In 1954’s “Opus #2,” the intersection of Parsons’ painterly tone and Cubist tension are found in her portrayal of orchestral musicians. It is also a clear precursor to her late-career preferred medium, collage, with its layered blocks of light and shadow, line and texture.
Eunice Lulu (Jensen) Parsons was born August 4, 1916 in Loma, Colorado. Her family lived briefly in Montana, but when she was age four, her family moved to Chicago, Illinois. In 1934 and 1935, she attended childrens art classes at the School of the Art Institute of Chicago. She married Allen Herbert Jensen in 1936 and moved to Portland, Oregon, raising three children there. From 1950 to 1954, she studied at the Portland Museum Art School. In 1957 she took a bus to the East Coast to study abstract expressionism. Her sketchbooks from that trip demonstrate her early inclinations in "color, line, and shading, all developing into a unique and distinctive style".
Parsons joined the faculty of the Portland Museum Art School as a painting instructor, where she was known as a "blunt but brilliant" teacher.
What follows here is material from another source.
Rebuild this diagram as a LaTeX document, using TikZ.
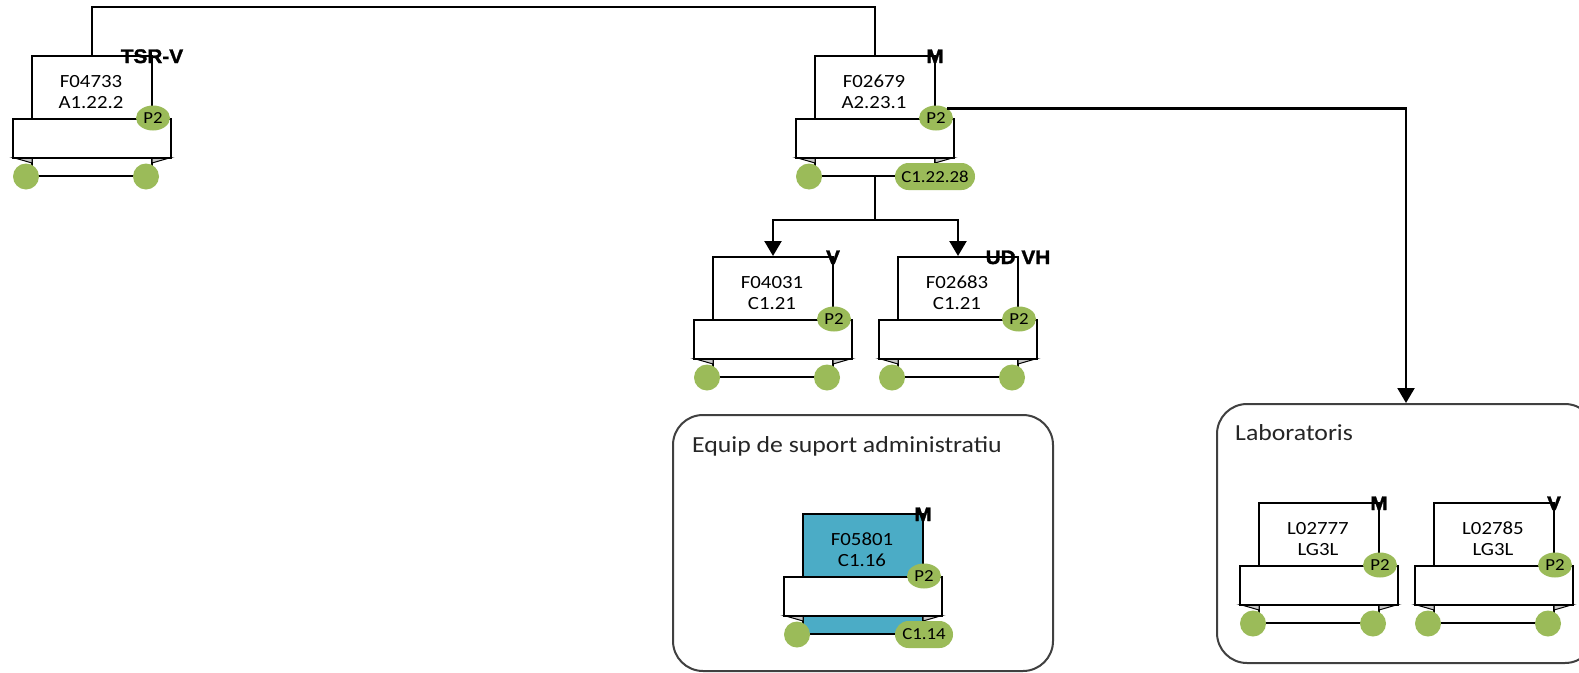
\documentclass[tikz,border=0pt]{standalone}
\usepackage{fontspec}
\setmainfont{Carlito}
\newfontfamily\cf[FakeStretch=1.12]{Carlito}
\newfontfamily\lf[FakeStretch=1.06,BoldFeatures={FakeBold=1.6}]{Liberation Sans}
\usetikzlibrary{arrows.meta,shapes.geometric}
\definecolor{cgreen}{HTML}{9BBB59}
\definecolor{cteal}{HTML}{4BACC6}
\definecolor{cgrey}{HTML}{404040}
\definecolor{cfold}{HTML}{C8C8C8}
\tikzset{
 paper/.style={draw=black, line width=2pt, minimum width=120pt, minimum height=120pt, inner sep=0pt, rectangle},
 scrollbox/.style={draw=black, line width=2pt, fill=white, minimum width=158pt, minimum height=38.5pt, inner sep=0pt, rectangle},
 fold/.style={draw=black, line width=1pt, fill=cfold},
 dot/.style={circle, fill=cgreen, minimum size=26pt, inner sep=0pt},
 pill/.style={rectangle, rounded corners=13.5pt, fill=cgreen, minimum height=27pt, inner sep=0pt, font=\cf\fontsize{16.8}{18}\selectfont},
 ptwo/.style={ellipse, fill=cgreen, minimum width=34pt, minimum height=25pt, inner sep=0pt, font=\cf\fontsize{16.8}{18}\selectfont},
 txt/.style={anchor=base, inner sep=0pt, font=\cf\fontsize{18.6}{20}\selectfont},
 lbl/.style={anchor=base, inner sep=0pt, font=\lf\bfseries\fontsize{19.6}{22}\selectfont},
 group/.style={draw=cgrey, line width=2pt, rounded corners=30pt, rectangle, inner sep=0pt},
 grouplbl/.style={anchor=base west, inner sep=0pt, text=black!85, font=\cf\fontsize{23}{26}\selectfont},
 conn/.style={draw=black, line width=2.3pt},
 arr/.style={conn, -{Triangle[width=17pt,length=15pt]}},
}
\newcommand{\orgcard}[9]{%
 \begin{scope}[shift={(#2,#3)}]
  \node[paper, fill=#7] (#1) at (60,60) {};
  \filldraw[fold] (-19,101.5) -- (0,101.5) -- (0,107) -- cycle;
  \filldraw[fold] (139,101.5) -- (120,101.5) -- (120,107) -- cycle;
  \node[scrollbox] (#1-s) at (60,82.25) {};
  \node[dot] (#1-l) at (-6,120.5) {};
  \node[#8] (#1-r) at (114,120.5) {#9};
  \node[ptwo] (#1-p) at (121,62) {P2};
  \node[txt] (#1-a) at (59,31) {#4};
  \node[txt] (#1-b) at (59,52) {#5};
  \node[lbl] (#1-t) at (120,7) {#6};
 \end{scope}}
\begin{document}
\begin{tikzpicture}[x=1pt,y=-1pt]
\useasboundingbox (0,0) rectangle (1579,672);
\clip (0,0) rectangle (1579,672);
\fill[white] (0,0) rectangle (1579,672);
% groups
\node[group, minimum width=380pt, minimum height=256pt] (adm) at (863,543) {};
\node[group, minimum width=378pt, minimum height=259pt] (lab) at (1406,533.5) {};
\node[grouplbl] (adm-t) at (692,452) {Equip de suport administratiu};
\node[grouplbl] (lab-t) at (1235,440) {Laboratoris};
% cards
\orgcard{c1}{32}{56}{F04733}{A1.22.2}{TSR-V}{white}{dot}{}
\orgcard{c2}{815}{56}{F02679}{A2.23.1}{M}{white}{pill,minimum width=80pt,xshift=6pt}{C1.22.28}
\orgcard{c3}{713}{257}{F04031}{C1.21}{V}{white}{dot}{}
\orgcard{c4}{898}{257}{F02683}{C1.21}{UD VH}{white}{dot}{}
\orgcard{c5}{803}{514}{F05801}{C1.16}{M}{cteal}{pill,minimum width=58pt,xshift=7pt}{C1.14}
\orgcard{c6}{1259}{503}{L02777}{LG3L}{M}{white}{dot}{}
\orgcard{c7}{1434}{503}{L02785}{LG3L}{V}{white}{dot}{}
% connectors
\coordinate (j) at (875,220);
\draw[conn] (c1.north) -- ++(0,-48) -| (c2.north);
\draw[conn] (c2.south) -- (j);
\draw[arr] (j) -| (c3.north);
\draw[arr] (j) -| (c4.north);
\draw[arr] (c2-p.40) -| (lab.north);
\end{tikzpicture}
\end{document}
She also taught printmaking and composition between 1957 and 1979. Her career has also included teaching classes at Portland State University.
Parsons was a co-founder of the 12x16gallery in southeast Portland, a cooperative which exhibited artists' work between 2006 and 2017. She is still living and working in Portland, Oregon. Through the years she has been a teacher, a painter, a printmaker and a tilemaker, but since the early 1970s Eunice has worked in the medium for which she is best known - collage. Parsons exhibited as recently as 2017 in her hometown of Portland.